How could I possible choose which books to “kill”, to donate to charity, to disown?

My husband shakes his head at me. He doesn’t get it, doesn’t understand why I need to have so many books, why it’s so physically painful to consider getting rid of any of them. “How about this one,” he says. “You’ve read this.” He’s right, but like the Borg I have assimilated it into my literary collective and as all Trekkies know, resistance is futile. “These three?” I won them when I came third in a writing competition. “This one is just one of those Dan Brown type thingies. You won’t read that again!” But you gave it to me at Christmas five years ago. And so it goes on.

I am very lucky in that for all as he doesn’t understand why I need my books, he does understand that I DO need them, shrugs and tells me I will have the smallest bedroom to myself to keep all my books, daleks, SS. Enterprise NCC 1701s, tin toys, beanie teddies and pirate paraphernalia. And my desk, of course.

But all the packing, the taking the books down, dusting them and reminiscing has made me think about why I need to have the physical books around me. I am a proponent of ebooks and have long argued that the book was the words, the stories, the characters and plot, not the dead tree they inhabited.

When I was a wee girl in Glasgow, we didn’t have the money to buy a lot of books and my mother wouldn’t let me borrow from the library because “paper carries germs” – her words, not mine. Books were treasured, read time and again, pocket money saved to buy more. Do I hoard books now because of that? Maybe. It’s definitely one of the reasons. But a throwaway remark made by my other half finally got to the nub of my book problem.

“It’s almost as if you cling to them like an intellectual security blanket.”


I’ve documented elsewhere on this blog how I was bullied as a child and how low my self esteem was. Books were my only friends as a child and the only thing about myself I felt was of any value was my brain. My husband is right. I cling to my books as a way to show the world – and myself – that I have worth, a thinking, analytical brain which earns me my place in the world.

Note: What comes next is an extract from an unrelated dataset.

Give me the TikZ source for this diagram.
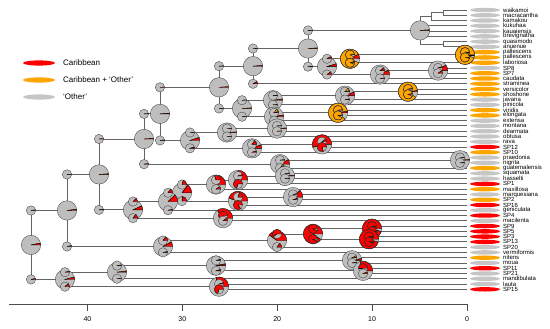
\documentclass[tikz,border=0pt]{standalone}
\usepackage{fontspec}
\setmainfont{Liberation Sans}
\usetikzlibrary{calc}
\definecolor{pgray}{RGB}{190,190,190}
\definecolor{pred}{RGB}{255,0,0}
\definecolor{porange}{RGB}{255,165,0}
\definecolor{brc}{RGB}{100,100,100}
\definecolor{egray}{RGB}{198,198,198}
\newcommand\mk[4]{\path let \p1=($(#3)!.5!(#4)$) in (#2pt,\y1) coordinate (#1);}
\newcommand\pie[4]{%
  \fill[pgray] (#1) circle[radius=#2];
  \filldraw[pred,draw=black,line width=0.35pt] (#1) -- ++(0:#2) arc[start angle=0,end angle={-360*#3},radius=#2] -- cycle;
  \filldraw[porange,draw=black,line width=0.35pt] (#1) -- ++({-360*#3}:#2) arc[start angle={-360*#3},end angle={-360*(#3+#4)},radius=#2] -- cycle;
  \draw[black!75,line width=0.35pt] (#1) circle[radius=#2];}
\newcommand\nd[9]{\pie{#1}{9.7}{#2}{#3}\pie{#1 |- #4}{4.7}{#5}{#6}\pie{#1 |- #7}{4.7}{#8}{#9}}
\newcommand\E[2]{\foreach \c in {#2} {\draw[br] (#1) |- (\c);}}
\begin{document}
\begin{tikzpicture}[x=1pt,y=-1pt,
  br/.style={draw=brc,line width=0.9pt},
  lab/.style={anchor=west,inner sep=0pt,font=\fontsize{6}{6}\selectfont},
  leg/.style={anchor=west,inner sep=0pt,font=\fontsize{8}{8}\selectfont},
  axl/.style={inner sep=0pt,font=\fontsize{7}{7}\selectfont},
  axs/.style={draw=black!70,line width=0.7pt}]
\useasboundingbox (0,0) rectangle (550,329);
\foreach \i in {1,...,54} {\coordinate (t\i) at (467,{10+5.27*(\i-1)});}
\mk{w12}{443}{t1}{t2}
\mk{w123}{431}{w12}{t3}
\mk{w78}{443}{t7}{t8}
\mk{A}{420}{w123}{w78}
\mk{n9t10}{465}{t9}{t10}
\mk{n9t11}{350}{n9t10}{t11}
\mk{n12t13}{438}{t12}{t13}
\mk{n12t14}{380}{n12t13}{t14}
\mk{Q}{327}{n9t11}{n12t14}
\mk{P1}{308}{A}{Q}
\mk{N4}{253}{P1}{t15}
\mk{n16t17}{408}{t16}{t17}
\mk{S1}{345}{n16t17}{t18}
\mk{T1}{273}{S1}{t19}
\mk{n20t21}{338}{t20}{t21}
\mk{T2}{274}{n20t21}{t22}
\mk{T12}{242}{T1}{T2}
\mk{N3}{219}{N4}{T12}
\mk{T3}{277}{t23}{t24}
\mk{V1}{227}{T3}{t25}
\mk{n26t27}{322}{t26}{t27}
\mk{V2}{252}{n26t27}{t28}
\mk{U}{190}{V1}{V2}
\mk{N2}{160}{N3}{U}
\mk{n29t30}{460}{t29}{t30}
\mk{X1}{280}{n29t30}{t31}
\mk{N1}{144}{N2}{X1}
\mk{n32t33}{285}{t32}{t33}
\mk{n32t34}{238}{n32t33}{t34}
\mk{n32t35}{216}{n32t34}{t35}
\mk{n36t37}{293}{t36}{t37}
\mk{n36t38}{238}{n36t37}{t38}
\mk{C181}{182}{n32t35}{n36t38}
\mk{C168}{168}{C181}{t39}
\mk{n40t41}{223}{t40}{t41}
\mk{W}{133}{C168}{n40t41}
\mk{N99}{99}{N1}{W}
\mk{n42t43}{372}{t42}{t43}
\mk{n44t45}{369}{t44}{t45}
\mk{n42t45}{313}{n42t43}{n44t45}
\mk{C277}{277}{n42t45}{t46}
\mk{C163}{163}{C277}{t47}
\mk{N67}{67}{N99}{C163}
\mk{n48t49}{352}{t48}{t49}
\mk{n50t51}{363}{t50}{t51}
\mk{n48t51}{216}{n48t49}{n50t51}
\mk{C117}{117}{n48t51}{t52}
\mk{n53t54}{219}{t53}{t54}
\mk{C65}{65}{C117}{n53t54}
\mk{root}{31}{N67}{C65}
% branches
\E{w12}{t1,t2}\E{w123}{w12,t3}\E{w78}{t7,t8}\E{A}{w123,t4,t5,t6,w78}
\E{n9t10}{t9,t10}\E{n9t11}{n9t10,t11}\E{n12t13}{t12,t13}\E{n12t14}{n12t13,t14}
\E{Q}{n9t11,n12t14}\E{P1}{A,Q}\E{N4}{P1,t15}\E{n16t17}{t16,t17}\E{S1}{n16t17,t18}
\E{T1}{S1,t19}\E{n20t21}{t20,t21}\E{T2}{n20t21,t22}\E{T12}{T1,T2}\E{N3}{N4,T12}
\E{T3}{t23,t24}\E{V1}{T3,t25}\E{n26t27}{t26,t27}\E{V2}{n26t27,t28}\E{U}{V1,V2}
\E{N2}{N3,U}\E{n29t30}{t29,t30}\E{X1}{n29t30,t31}\E{N1}{N2,X1}
\E{n32t33}{t32,t33}\E{n32t34}{n32t33,t34}\E{n32t35}{n32t34,t35}\E{n36t37}{t36,t37}
\E{n36t38}{n36t37,t38}\E{C181}{n32t35,n36t38}\E{C168}{C181,t39}\E{n40t41}{t40,t41}
\E{W}{C168,n40t41}\E{N99}{N1,W}\E{n42t43}{t42,t43}\E{n44t45}{t44,t45}
\E{n42t45}{n42t43,n44t45}\E{C277}{n42t45,t46}\E{C163}{C277,t47}\E{N67}{N99,C163}
\E{n48t49}{t48,t49}\E{n50t51}{t50,t51}\E{n48t51}{n48t49,n50t51}\E{C117}{n48t51,t52}
\E{n53t54}{t53,t54}\E{C65}{C117,n53t54}\E{root}{N67,C65}
% tip states and labels
\foreach \i/\n/\c in {1/waikamoi/egray,2/macracantha/egray,3/kamakou/egray,4/kukuhaa/egray,
 5/kauaiensis/egray,6/brevignatha/egray,7/quasimodo/egray,8/anuenue/egray,9/pallescens/porange,
 10/pallescens/porange,11/laboriosa/porange,12/SP8/egray,13/SP7/porange,14/caudata/porange,
 15/straminea/porange,16/versicolor/porange,17/shoshone/porange,18/javana/egray,19/pinicola/egray,
 20/viridis/porange,21/elongata/porange,22/extensa/egray,23/montana/egray,24/dearmata/egray,
 25/obtusa/egray,26/rava/egray,27/SP12/pred,28/SP10/porange,29/praedonia/egray,30/nigrita/egray,
 31/guatemalensis/porange,32/squamata/egray,33/hasselti/egray,34/SP1/pred,35/maxillosa/porange,
 36/marquesiana/egray,37/SP2/porange,38/SP16/pred,39/geniculata/egray,40/SP4/pred,
 41/macilenta/egray,42/SP9/pred,43/SP5/pred,44/SP3/pred,45/SP13/pred,46/SP20/egray,
 47/vermiformis/egray,48/nitens/porange,49/moua/egray,50/SP11/pred,51/SP21/egray,
 52/mandibulata/egray,53/lauta/egray,54/SP15/pred}
 {\fill[\c] (485,{10+5.27*(\i-1)}) ellipse[x radius=15,y radius=2.2];
  \node[lab] (l\i) at (503,{10+5.27*(\i-1)}) {\n};}
% pies
\nd{root}{0.03}{0}{N67}{0.02}{0}{C65}{0.03}{0}
\nd{N67}{0.02}{0}{N99}{0.01}{0}{C163}{0.03}{0}
\nd{N99}{0.01}{0}{N1}{0.01}{0}{W}{0.02}{0}
\nd{N1}{0.01}{0}{N2}{0.01}{0}{X1}{0.02}{0}
\nd{N2}{0.01}{0}{N3}{0.01}{0}{U}{0.02}{0}
\nd{N3}{0.01}{0}{N4}{0.01}{0}{T12}{0.01}{0}
\nd{N4}{0.01}{0}{P1}{0.01}{0}{t15}{0.08}{0}
\nd{P1}{0.01}{0}{A}{0.01}{0}{Q}{0.02}{0}
\pie{A}{9.7}{0.01}{0}
\nd{Q}{0.05}{0}{n9t11}{0.08}{0}{n12t14}{0.1}{0}
\nd{n9t11}{0.08}{0.85}{n9t10}{0.02}{0.9}{t11}{0.05}{0.9}
\nd{n9t10}{0}{0.95}{t9}{0}{0.97}{t10}{0}{0.97}
\nd{n12t14}{0.08}{0}{n12t13}{0.1}{0}{t14}{0.02}{0}
\nd{n12t13}{0.1}{0}{t12}{0.05}{0}{t13}{0.1}{0}
\nd{n16t17}{0.02}{0.88}{t16}{0.03}{0.9}{t17}{0.03}{0.9}
\nd{S1}{0.06}{0}{n16t17}{0.04}{0.1}{t18}{0.02}{0}
\nd{T1}{0.02}{0}{S1}{0.02}{0}{t19}{0.01}{0}
\nd{n20t21}{0.03}{0.85}{t20}{0.02}{0.9}{t21}{0.02}{0.9}
\nd{T2}{0.03}{0}{n20t21}{0.05}{0.1}{t22}{0.01}{0}
\nd{T12}{0.01}{0}{T1}{0.01}{0}{T2}{0.01}{0}
\nd{T3}{0.01}{0}{t23}{0.01}{0}{t24}{0.01}{0}
\nd{V1}{0.01}{0}{T3}{0.01}{0}{t25}{0.01}{0}
\nd{n26t27}{0.55}{0}{t26}{0.1}{0}{t27}{0.8}{0}
\nd{V2}{0.06}{0}{n26t27}{0.15}{0}{t28}{0.05}{0}
\nd{U}{0.05}{0}{V1}{0.01}{0}{V2}{0.05}{0}
\nd{n29t30}{0.01}{0}{t29}{0.01}{0}{t30}{0.01}{0}
\nd{X1}{0.08}{0}{n29t30}{0.02}{0}{t31}{0.1}{0.05}
\nd{n32t33}{0.01}{0}{t32}{0.01}{0}{t33}{0.01}{0}
\nd{n32t34}{0.25}{0}{n32t33}{0.05}{0}{t34}{0.7}{0}
\nd{n32t35}{0.2}{0}{n32t34}{0.3}{0}{t35}{0.1}{0}
\nd{n36t37}{0.12}{0}{t36}{0.03}{0}{t37}{0.05}{0}
\nd{n36t38}{0.45}{0}{n36t37}{0.2}{0}{t38}{0.85}{0}
\nd{C181}{0.15}{0}{n32t35}{0.2}{0}{n36t38}{0.25}{0}
\nd{C168}{0.12}{0}{C181}{0.15}{0}{t39}{0.03}{0}
\nd{n40t41}{0.35}{0}{t40}{0.75}{0}{t41}{0.1}{0}
\nd{W}{0.07}{0}{C168}{0.12}{0}{n40t41}{0.15}{0}
\nd{n42t43}{0.95}{0}{t42}{0.97}{0}{t43}{0.97}{0}
\nd{n44t45}{0.95}{0}{t44}{0.97}{0}{t45}{0.97}{0}
\nd{n42t45}{0.9}{0}{n42t43}{0.93}{0}{n44t45}{0.93}{0}
\nd{C277}{0.4}{0}{n42t45}{0.6}{0}{t46}{0.15}{0}
\nd{C163}{0.08}{0}{C277}{0.15}{0}{t47}{0.03}{0}
\nd{n48t49}{0.03}{0}{t48}{0.02}{0.05}{t49}{0.02}{0}
\nd{n50t51}{0.3}{0}{t50}{0.5}{0}{t51}{0.05}{0}
\nd{n48t51}{0.03}{0}{n48t49}{0.03}{0}{n50t51}{0.05}{0}
\nd{C117}{0.02}{0}{n48t51}{0.02}{0}{t52}{0.01}{0}
\nd{n53t54}{0.3}{0}{t53}{0.05}{0}{t54}{0.7}{0}
\nd{C65}{0.04}{0}{C117}{0.03}{0}{n53t54}{0.12}{0}
% legend
\fill[pred] (39,63) ellipse[x radius=16,y radius=2.6];
\node[leg] (lg1) at (63,63) {Caribbean};
\fill[porange] (39,80) ellipse[x radius=16,y radius=2.6];
\node[leg] (lg2) at (63,80) {Caribbean + `Other'};
\fill[egray] (39,97) ellipse[x radius=16,y radius=2.6];
\node[leg] (lg3) at (63,97) {`Other'};
% axis
\draw[axs] (9,304) coordinate (ax0) -- (467,304) coordinate (ax1);
\foreach \t in {0,10,20,30,40} {
  \draw[axs] ({467-9.4875*\t},304) coordinate (tk\t) -- ++(0,7);
  \node[axl] (al\t) at ({467-9.4875*\t},319) {\t};}
\end{tikzpicture}
\end{document}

I am more comfortable in my skin now than I ever was. As saggy and wrinkly as it is now, it fits me more comfortably than at almost any other time of my life. But the child with buck teeth and a giant head who towered over her schoolmates is still in there and clinging to her old friends for all she’s worth.

Understanding the problem is the first step to solving it, they say. You’d think that I’d now be able to smile, shake my head at my silliness and consign my books to Barnado’s. Not a chance. Not while there is life in the friendless wee girl hiding under the bluster and bravado of the adult woman. If I’m moving, the books come too.